U.S. SENIOR WOMENS OPEN
By Ron Sirak
After caddying for JoAnne Carner at three U.S. Senior Women's Opens, Trevor Marrs has moved to Hollis Stacy's bag this week. (USGA/ Steve Gibbons)
Branch Rickey, the man who integrated major league baseball by signing Jackie Robinson to the Brooklyn Dodgers, often said: “Luck is the residue of design.” He meant that good fortune comes to those who work for it. Such is the amazing story of JoAnne Carner, Trevor Marrs and the U.S. Senior Women’s Open.
In 2019, Marrs was an Evans Scholar at Michigan State University and as part of his studies he was doing an internship in Connecticut. During the internship, Marrs, a 2 handicap, started to caddie at Brooklawn Country Club in Fairfield, Conn. That work led to great good fortune and memories that will last a lifetime.
“I got to know the caddie master at Brooklawn and when the Senior Women’s Open was there [in 2021] he reached out to me and asked if I would caddie,” Marrs, 27, said Wednesday at San Diego Country Club where he is looping this week for six-time USGA champion Hollis Stacy in the 7th U.S. Senior Women’s Open.
“I said I would if he gave me the first pick of players,” said Marrs, who was back in Michigan. “When he sent the list and my dad saw Big Mama’s name on it he said: ‘Take JoAnne Carner; she’s the Arnold Palmer of women’s golf.’ So taking her was a no-brainer.”
Marrs and Carner hit it off and he ended up as her caddie twice more in the U.S. Senior Women’s Open, at NCR Country Club in Dayton, Ohio, in 2022, and last year at Fox Chapel Golf Club in Pittsburgh, Pa.
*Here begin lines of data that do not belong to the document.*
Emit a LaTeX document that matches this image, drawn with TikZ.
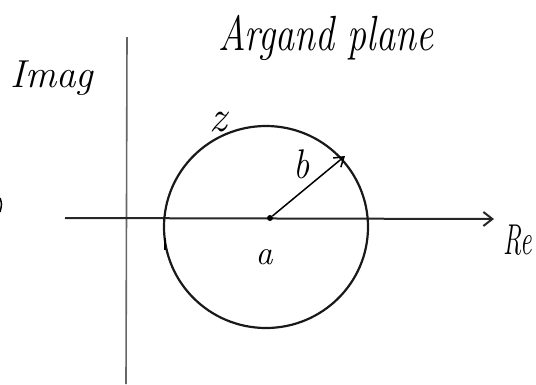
\documentclass[tikz,border=0pt]{standalone}
\usepackage{graphicx}
\usetikzlibrary{arrows.meta}
\begin{document}
\begin{tikzpicture}[x=1pt,y=-1pt,
  lbl/.style={inner sep=0pt, font=\fontsize{#1}{#1}\selectfont\itshape},
  lbl/.default=32,
  axis/.style={line width=2pt, black!85},
  vaxis/.style={line width=1.6pt, black!60},
  ring/.style={line width=2.2pt, black!90},
  radius arrow/.style={line width=1.5pt, -{Straight Barb[length=9pt,width=12pt,line width=1.5pt]}}]
\useasboundingbox (0,0) rectangle (536,384);
% axes
\coordinate (vtop) at (127,37);
\coordinate (vbot) at (126,384);
\draw[vaxis] (vtop) -- (vbot);
\coordinate (hleft) at (65,218);
\coordinate (hright) at (494,219);
\draw[axis, -{Straight Barb[length=9pt,width=14pt,line width=2pt]}] (hleft) -- (hright);
% circle
\coordinate (cc) at (266,227);
\draw[ring] (cc) circle[x radius=102, y radius=101];
\draw[line width=2.6pt] (165,250) -- (165,238);
% centre and radius
\node[circle, fill=black, inner sep=0pt, minimum size=6pt] (a) at (270,218) {};
\coordinate (tip) at (345,156);
\draw[radius arrow] (a) -- (tip);
% labels
\node[lbl=38] (title) at (326,38) {\scalebox{1}[1.3]{Argand plane}};
\node[lbl=39] (imag) at (52,78) {Imag};
\node[lbl=44] (z) at (218,122) {z};
\node[lbl=36] (b) at (302,164) {\scalebox{1}[1.15]{b}};
\node[lbl=34] (alabel) at (264,257) {a};
\node[lbl=32] (re) at (518,240) {\scalebox{0.8}[1.35]{Re}};
% fragment at left edge
\draw[line width=1.5pt] (0,198) .. controls (2,204) .. (0,212);
\end{tikzpicture}
\end{document}
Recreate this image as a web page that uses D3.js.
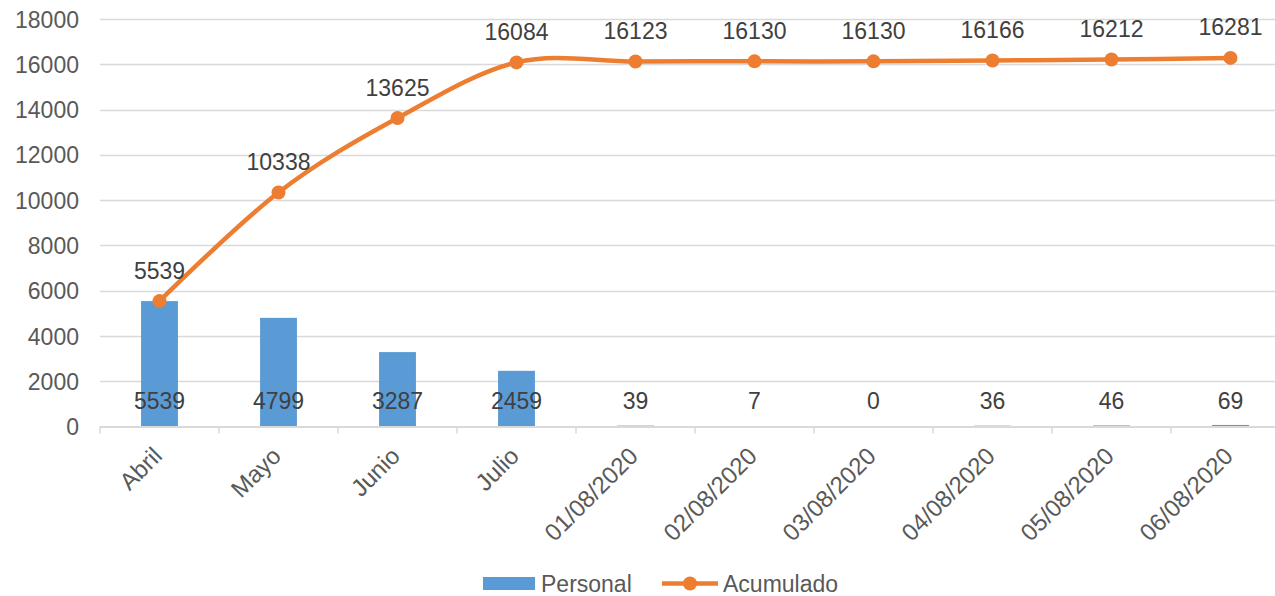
<!DOCTYPE html>
<html>
<head>
<meta charset="utf-8">
<script src="https://cdn.jsdelivr.net/npm/d3@7"></script>
<style>
  html, body { margin: 0; padding: 0; background: #fff; }
  svg { display: block; font-family: "Liberation Sans", Arial, sans-serif; }
</style>
</head>
<body>
<svg id="chart" width="1275" height="596"></svg>
<script>
// Categories and series
const categories = ["Abril", "Mayo", "Junio", "Julio", "01/08/2020", "02/08/2020",
                    "03/08/2020", "04/08/2020", "05/08/2020", "06/08/2020"];
const personal = [5539, 4799, 3287, 2459, 39, 7, 0, 36, 46, 69];
const acumulado = [5539, 10338, 13625, 16084, 16123, 16130, 16130, 16166, 16212, 16281];
const yTicks = [0, 2000, 4000, 6000, 8000, 10000, 12000, 14000, 16000, 18000];
const seriesNames = ["Personal", "Acumulado"];

const W = 1275, H = 596;
const BLUE = "#5B9BD5", ORANGE = "#ED7D31", TEXT = "#595959", GRID = "#D9D9D9";
const FS = 23;

const svg = d3.select("#chart");

const x = d3.scaleBand().domain(categories).range([100, 1290]).paddingInner(0).paddingOuter(0);
const y = d3.scaleLinear().domain([0, 18000]).range([426.5, 19]);

// Horizontal gridlines
svg.append("g").selectAll("line").data(yTicks.slice(1)).join("line")
  .attr("x1", 100).attr("x2", W)
  .attr("y1", d => Math.round(y(d)) + 0.5).attr("y2", d => Math.round(y(d)) + 0.5)
  .attr("stroke", GRID).attr("stroke-width", 1.5);

// Y axis labels
const yAxis = d3.axisLeft(y).tickValues(yTicks).tickFormat(d3.format("d")).tickSize(0).tickPadding(0);
const gy = svg.append("g").attr("transform", "translate(79,0)").call(yAxis);
gy.select(".domain").remove();
gy.selectAll("text")
  .attr("font-size", FS).attr("fill", TEXT)
  .attr("font-family", "Liberation Sans, Arial, sans-serif")
  .attr("text-anchor", "end").attr("dy", "0.35em");

// Bars
const barW = x.bandwidth() * 0.31;
svg.append("g").selectAll("rect").data(personal).join("rect")
  .attr("x", (d, i) => x(categories[i]) + x.bandwidth() / 2 - barW / 2)
  .attr("width", barW)
  .attr("y", d => y(d))
  .attr("height", d => y(0) - y(d))
  .attr("fill", BLUE);

// X axis
const xAxis = d3.axisBottom(x).tickSize(0).tickFormat("");
const gx = svg.append("g").attr("transform", `translate(0,${y(0)})`).call(xAxis);
gx.select(".domain").remove();
svg.append("line").attr("x1", 100).attr("x2", W).attr("y1", y(0) + 0.5).attr("y2", y(0) + 0.5)
  .attr("stroke", GRID).attr("stroke-width", 2);
// Tick marks at category boundaries
svg.append("g").selectAll("line").data(categories).join("line")
  .attr("x1", d => x(d)).attr("x2", d => x(d))
  .attr("y1", y(0)).attr("y2", y(0) + 7)
  .attr("stroke", GRID).attr("stroke-width", 1.5);

// Rotated category labels
svg.append("g").selectAll("text").data(categories).join("text")
  .attr("transform", d => `translate(${x(d) + x.bandwidth() / 2 + 4},${y(0) + 31}) rotate(-45)`)
  .attr("text-anchor", "end")
  .attr("font-size", 24).attr("fill", TEXT)
  .text(d => d);

// Bar value labels (inside base)
svg.append("g").selectAll("text").data(personal).join("text")
  .attr("x", (d, i) => x(categories[i]) + x.bandwidth() / 2)
  .attr("y", y(0) - 17.5)
  .attr("text-anchor", "middle")
  .attr("font-size", FS).attr("fill", "#404040")
  .text(d => d);

// Smoothed cumulative line
const line = d3.line()
  .x((d, i) => x(categories[i]) + x.bandwidth() / 2)
  .y(d => y(d))
  .curve(d3.curveCardinal.tension(0));
svg.append("path").datum(acumulado)
  .attr("d", line)
  .attr("fill", "none").attr("stroke", ORANGE).attr("stroke-width", 4.5)
  .attr("stroke-linejoin", "round").attr("stroke-linecap", "round");

svg.append("g").selectAll("circle").data(acumulado).join("circle")
  .attr("cx", (d, i) => x(categories[i]) + x.bandwidth() / 2)
  .attr("cy", d => y(d))
  .attr("r", 7)
  .attr("fill", ORANGE);

// Line value labels
svg.append("g").selectAll("text").data(acumulado).join("text")
  .attr("x", (d, i) => x(categories[i]) + x.bandwidth() / 2)
  .attr("y", d => y(d) - 22.5)
  .attr("text-anchor", "middle")
  .attr("font-size", FS).attr("fill", "#404040")
  .text(d => d);

// Legend
const lg = svg.append("g");
lg.append("rect").attr("x", 483).attr("y", 577).attr("width", 52).attr("height", 13).attr("fill", BLUE);
lg.append("text").attr("x", 541).attr("y", 591.5).attr("font-size", FS).attr("fill", TEXT).text(seriesNames[0]);
lg.append("line").attr("x1", 662).attr("x2", 718).attr("y1", 583.5).attr("y2", 583.5)
  .attr("stroke", ORANGE).attr("stroke-width", 4.5);
lg.append("circle").attr("cx", 690).attr("cy", 583.5).attr("r", 7).attr("fill", ORANGE);
lg.append("text").attr("x", 723).attr("y", 591.5).attr("font-size", FS).attr("fill", TEXT).text(seriesNames[1]);
</script>
</body>
</html>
Every year Carner, who is now 86, would shoot her age or lower.
“It was a five-star experience,” says Marrs, who now works for a cannabis company in Michigan. “She was so much fun and so competitive. You could tell how much she loves golf. We’d hit balls for 90 minutes after every round. I learned so much from her. I’d ask, ‘what would you do with this shot’ and she’d walk me through it.”
Like the legions of fans who follow women’s golf, Marrs is disappointed that Carner is not in San Diego this year.
“I called JoAnne a few months ago just to check on her and see how she was doing and she told me she wasn’t going to play this year,” Marrs said. “So I asked if she thought Hollis would take me and JoAnne said she’d call her. I had met Hollis at this championship several times over breakfast and on the range and she took me on.”
Marrs clearly has his hand on the pulse of the history of golf. Going from Carner to Stacy is going from one member of the World Golf Hall of Fame to another.
“I didn’t hesitate a bit when JoAnne called me,” said Stacy. “I thanked her. I have a new hip and a new shoulder and I’m happy to be out here on this really challenging golf course and happy to have Trevor on my bag.”
The Evans Scholar program is run by the Western Golf Association and provides full college tuition and housing to caddies. Nearly 12,000 caddies have graduated from college since 1930 as Evans Scholars. At Brooklawn, Marrs got a master class in the history of golf.
“We played with Carol Semple Thompson and Ellen Port,” Marrs said. “JoAnne has won eight USGA championships and Carol and Ellen have seven each. Twenty-two combined USGA victories in one threesome. I bet that’s never happened before.”
Marrs’ cell phone is full of photos of Carner and videos of their practice sessions on the range together. In one video they are working on keeping her right hip from sliding off the ball on the backswing. Carner, who was then 82, did the drills with the energy of a teenager and even more determination.
“The amazing thing about Big Mama is that she has the vision, the skill and the courage to pull off incredible shots,” Marrs said. “At NCR we were in a bunker and to get a stance she had to put her left leg against the wall of the bunker almost at a 90-degree angle. She hits it to 10 feet and when I start to get out of the bunker she says: ‘Stay there.’ I rake the bunker, she makes the putt then tosses me the putter and says: ‘How did you like that?’”
Because Marrs was an Evans Scholar he got to Connecticut. That got him to a caddie gig at Brooklawn. That got him on Big Mama’s bag in the U.S. Senior Women’s Open. And that got him a bushel of indelible memories.
“JoAnne is so missed this week,” Marrs said. “I can’t tell you how many people have come up to me and said, ‘Are you Big Mama’s caddie? Is she here?’”
JoAnne Carner is not in San Diego this week but Trevor Marrs is. For him, luck truly was the residue of design.